Steinke emphasized that Kurdish publishing houses and radical leftist websites are immediately banned by Berlin, but the same attitude is not displayed towards fascist groups in the country.
“It is hilarious that the neo-Nazi group, Combat 18, is still not banned in Germany,” Steinke said on Tuesday.
He continued, referring to the recent killing of politician Walter Lübcke, by saying, “This group is uttering threats of disobedience while wearing masks in a video that was released soon after the murder of Lübcke. It’s almost like they are begging for you to impose a ban.”
Lübcke, who was in charge of the Kassel area regional administration in the state of Hessen, was shot dead on the terrace of his home near Kassel in the early hours of June 2, 2019.
It emerged that the main suspect of the murder, Stephan E, has ties to the Combat 18 group, which adds pressure on Germany’s Interior Ministry to outlaw what is considered a terrorist organization.
After revising its list of terrorist organizations, Canada added Combat 18 to the list in June.
“When it comes to a Kurdish publishing house that releases a book against the regime of [Turkish President] Recep Tayyip Erdogan, the [Interior] Ministry says ‘Conduct a raid!’” Steinke added, referring to the biased attitude of the government.

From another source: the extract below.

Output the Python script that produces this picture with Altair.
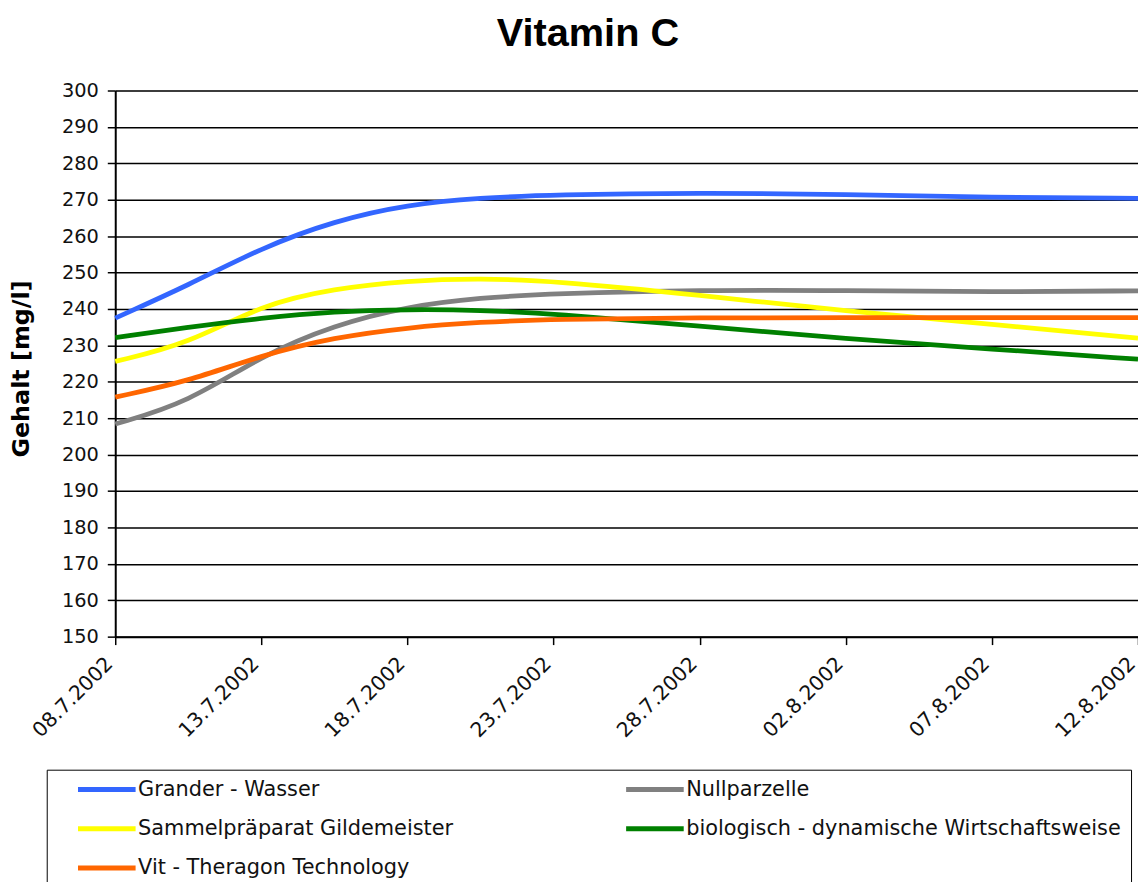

Since peace talks and a two-year-long ceasefire between the Turkish state and the outlawed Kurdistan Workers’ Party (PKK) ended in 2015, Ankara has adopted a nationalist discourse and implemented a crackdown on the Kurdish groups whom it accuses of acting in the interests of the PKK.
A number of MPs from the pro-Kurdish People’s Democratic Party (HDP) have been arrested pending trial on charges that include making propaganda for the outlawed PKK.
As an armed militant group that has been labeled a terrorist organization by the Turkish government, the PKK has waged a separatist insurgency in mainly Kurdish-populated southeastern Turkey since 1984.
“When a radical leftist portal glorifying attacks on police is in question, it is prohibited! But when it is a neo-Nazi group with members that supported the racist National Socialist Underground (NSU) [terrorists], they say they are investigating it,” Steinke continued.
The NSU, a far-right German neo-Nazi terrorist group which was uncovered in November 2011, killed eight Turkish immigrants, one Greek citizen, and a German police officer between 2000 and 2007.